Three in one: believing in the triune God

Christian Century, April 17, 2007 by William C. Placher

TO UNDERSTAND something complicated, we often begin with something similar yet simpler. The analogous ease gives us a start in the process of understanding, although, to be sure, later on we have to do some deconstructing, discovering how the two eases are different as well as similar. With respect to the triune God, the theological tradition offers two analogies--one social, one psychological--that give hints at insight even while reminding us that all analogies break down well before we reach real understanding of God.

Scripture tells us that human beings are made in God's "image and likeness" (Gen. 1:27-28), so human beings are an obvious place to start in looking for analogies for God. Two obvious features of human beings are 1) that we exist in relation with others and 2) that we think and consciously pursue goals. In Aristotle's famous terms, humans are at once "political animals" and "rational animals." A person would not be human, Aristotle says, if he did not exist in relation to other humans, as part of a community. A person would also not be human if he did not engage in acts of knowing and willing--and at the core of willing is to desire or love something. From these two characteristics of humanity, theologians developed a "social analogy" and a "psychological analogy" to the Trinity.

The "social analogy" has been common in trinitarian thinking in the Eastern church and appeared also in the West, particularly in the work of Richard of St. Victor in the 12th century and Bonaventure in the 13th. God, Richard said, is love, and love needs an object: "As long as anyone loves no one else as much as he loves himself, that private love which he has for himself shows clearly that he has not yet reached the supreme level of charity." But, he observed, it would be disorderly for God to love anything in creation supremely, for created things are not supremely good. "Therefore, so that fullness of charity might have a place in that true Divinity, it is necessary that a divine person not lack a relationship with an equally worthy person, who is, for this reason, divine."

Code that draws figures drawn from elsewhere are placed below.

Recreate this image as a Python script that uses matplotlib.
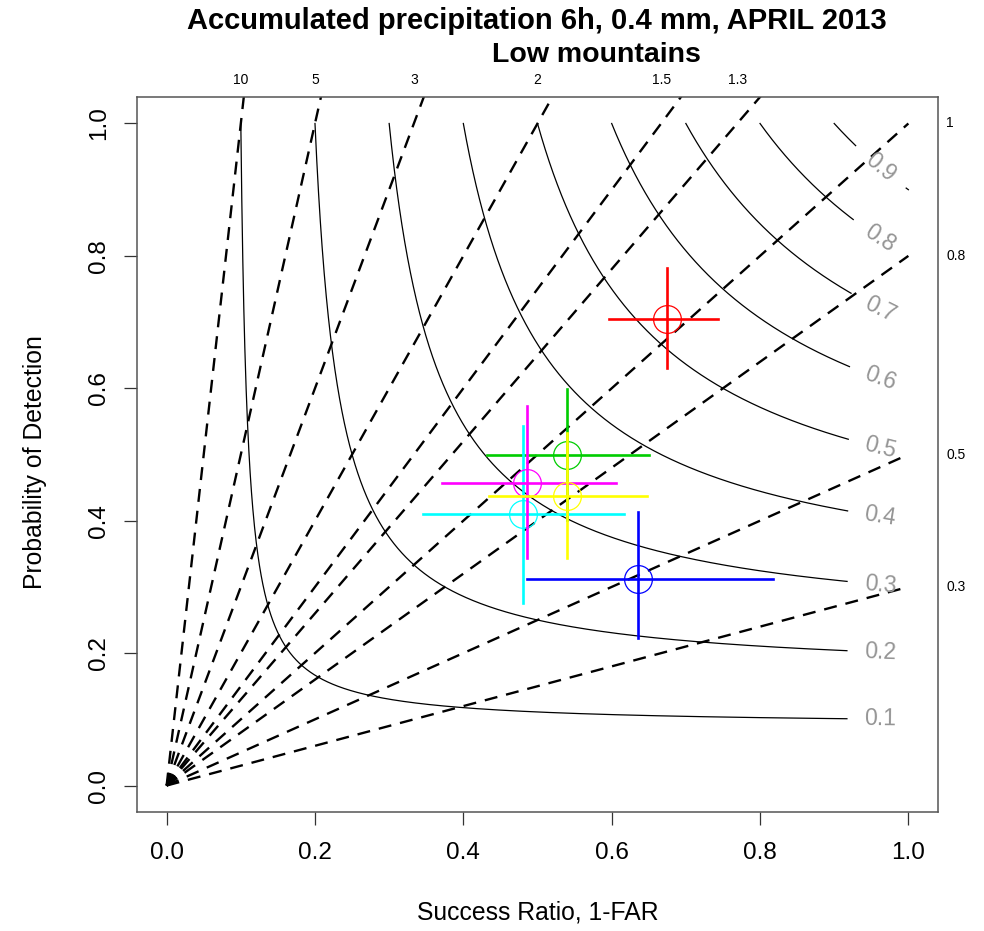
import numpy as np
import matplotlib.pyplot as plt

plt.rcParams['font.family'] = ['Liberation Sans', 'DejaVu Sans']

# frequency bias lines and CSI isolines
bias = [0.3, 0.5, 0.8, 1, 1.3, 1.5, 2, 3, 5, 10]
bias_top = ['10', '5', '3', '2', '1.5', '1.3']
bias_right = ['1', '0.8', '0.5', '0.3']
csi_levels = [0.1, 0.2, 0.3, 0.4, 0.5, 0.6, 0.7, 0.8, 0.9]

# scores: success ratio, POD and their intervals
colors = ['#FF0000', '#00CD00', '#0000FF', '#00FFFF', '#FF00FF', '#FFFF00']
sr = [0.674, 0.540, 0.635, 0.480, 0.486, 0.540]
sr_lo = [0.596, 0.432, 0.486, 0.345, 0.371, 0.435]
sr_hi = [0.744, 0.650, 0.818, 0.616, 0.606, 0.647]
pod = [0.705, 0.500, 0.312, 0.410, 0.457, 0.438]
pod_lo = [0.631, 0.401, 0.223, 0.275, 0.343, 0.343]
pod_hi = [0.781, 0.599, 0.413, 0.543, 0.573, 0.533]

fig = plt.figure(figsize=(9.84, 9.31), dpi=100)
ax = fig.add_axes([0.1392, 0.1278, 0.8141, 0.7680])
ax.set_xlim(-0.04, 1.04)
ax.set_ylim(-0.04, 1.04)
fig.canvas.draw()

# dashed bias lines from the origin
for b in bias:
    ax.plot([0, 1], [0, b], color='black', lw=1.7, linestyle=(0, (5.5, 3.8)),
            dash_capstyle='butt')

# CSI curves, broken where the label sits
tr = ax.transData
for c in csi_levels:
    x = np.linspace(c, 1, 2000)
    y = 1 / (1 / c - 1 / x + 1)
    xc = 0.962
    yc = 1 / (1 / c - 1 / xc + 1)
    pts = tr.transform(np.column_stack([x, y]))
    pc = tr.transform([xc, yc])
    d = np.hypot(pts[:, 0] - pc[0], pts[:, 1] - pc[1])
    yy = np.where(d < 33, np.nan, y)
    ax.plot(x, yy, color='black', lw=0.9)
    p1 = tr.transform([xc - 0.01, 1 / (1 / c - 1 / (xc - 0.01) + 1)])
    p2 = tr.transform([xc + 0.01, 1 / (1 / c - 1 / (xc + 0.01) + 1)])
    ang = np.degrees(np.arctan2(p2[1] - p1[1], p2[0] - p1[0]))
    ax.text(xc, yc, str(c), color='#959595', fontsize=16.5, rotation=ang,
            ha='center', va='center', rotation_mode='anchor')

# bias labels outside the box
for lab in bias_top:
    ax.text(1 / float(lab), 1.066, lab, fontsize=10, ha='center', va='center',
            clip_on=False)
for lab in bias_right:
    ax.text(1.051, float(lab), lab, fontsize=10, ha='left', va='center',
            clip_on=False)

# points with crossing error bars
for i in range(len(sr)):
    ax.plot([sr_lo[i], sr_hi[i]], [pod[i], pod[i]], color=colors[i], lw=1.9)
    ax.plot([sr[i], sr[i]], [pod_lo[i], pod_hi[i]], color=colors[i], lw=1.9)
    ax.plot(sr[i], pod[i], 'o', ms=20, mfc='none', mec=colors[i], mew=0.9)

ticks = [0.0, 0.2, 0.4, 0.6, 0.8, 1.0]
ax.set_xticks(ticks)
ax.set_yticks(ticks)
ax.set_xticklabels(['%.1f' % t for t in ticks])
ax.set_yticklabels(['%.1f' % t for t in ticks], rotation=90, va='center')
ax.tick_params(direction='out', length=9.5, width=0.9, labelsize=17.5,
               pad=12, color='#333333')
ax.tick_params(axis='y', pad=10)
for s in ax.spines.values():
    s.set_color('#555555')
    s.set_linewidth(1.1)

ax.set_xlabel('Success Ratio, 1-FAR', fontsize=17.8)
ax.set_ylabel('Probability of Detection', fontsize=17.8)
ax.xaxis.set_label_coords(0.5, -0.124)
ax.yaxis.set_label_coords(-0.112, 0.49)

fig.text(0.546, 0.9775, 'Accumulated precipitation 6h, 0.4 mm, APRIL 2013',
         fontsize=21, fontweight='bold', ha='center', va='center')
fig.text(0.606, 0.9405, 'Low mountains', fontsize=20.5, fontweight='bold',
         ha='center', va='center')

fig.savefig('out.png', dpi=100)
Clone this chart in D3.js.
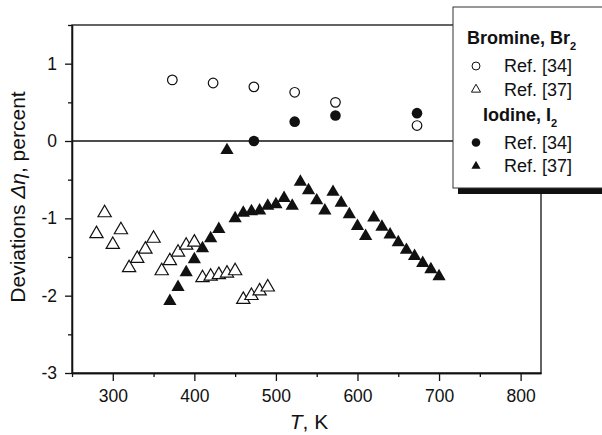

Two persons locked in mutual love, however, have about them a kind of selfishness that manifests an imperfection in their love. So, Richard concluded, "Nothing is rarer or more magnificent than to wish that another be loved equally by the one whom you love supremely and by whom you are supremely loved.... So a person proves that he is not perfect in charity if he cannot yet take pleasure in sharing this excellent joy.... Thus you see how the perfection of charity requires a Trinity of persons, without which it is wholly unable to subsist in the integrity of its fullness."

A difference arises between the human ease and the divine case. In the ease of human persons, each has a different body and thus a different spatial location. Further, they can disagree with one another and thus find themselves at odds, or they can turn inward on themselves and attempt to deny their essential relatedness. The divine three, however, are not embodied, are always perfectly in accord, and always glorify one another in mutual love, so that they are inseparably one even while they are three.

In contrast to this, Augustine proposed a psychological analogy, which was further developed by Anselm and Aquinas. The human mind, this analogy begins, exists in knowing and loving. But knowing and loving are not activities in which the mind happens to engage; rather, the mind exists precisely in the doing of these activities. Further, a person cannot truly love some thing without knowing that thing (or one would be loving only a figment one's own imagination), and cannot truly know something without loving it (for one needs the empathy of love to achieve full understanding): "And so you have a certain image of the Trinity: the mind itself and its knowledge, which is its offspring and its word about itself, and love as the third element, and these three are one."

Aquinas developed this analogy in more detail. Consider a mind engaged in knowing itself. In order to know itself, it has to form a concept--an image or likeness--of itself, what Aquinas calls "a word of the mind." If it knows itself perfectly, then that word will be an exact likeness of the mind that knows. In this ease, furthermore, the word is brought forth by the mind and has the same substance as the mind; and when one thing brings forth another that has the same substance as the first, we call that "generation" or "begetting." Hence the second element in the psychological analogy can be called not only the "word" of the first but also "begotten," "child"--or, in a masculine-oriented way of looking at such things, "son."

Loving, however, is different from knowing. The will does not create a likeness of that which it wills but rather has an inclination to the thing it wills. While perfect love involves knowing what one loves, it is the knowledge rather than the love that creates the image of the object known and loved in the mind. "So," Aquinas explains, "what proceeds in God by way of love, does not proceed as begotten, or as son, but proceeds rather as spirit; which name expresses a certain vital movement and impulse."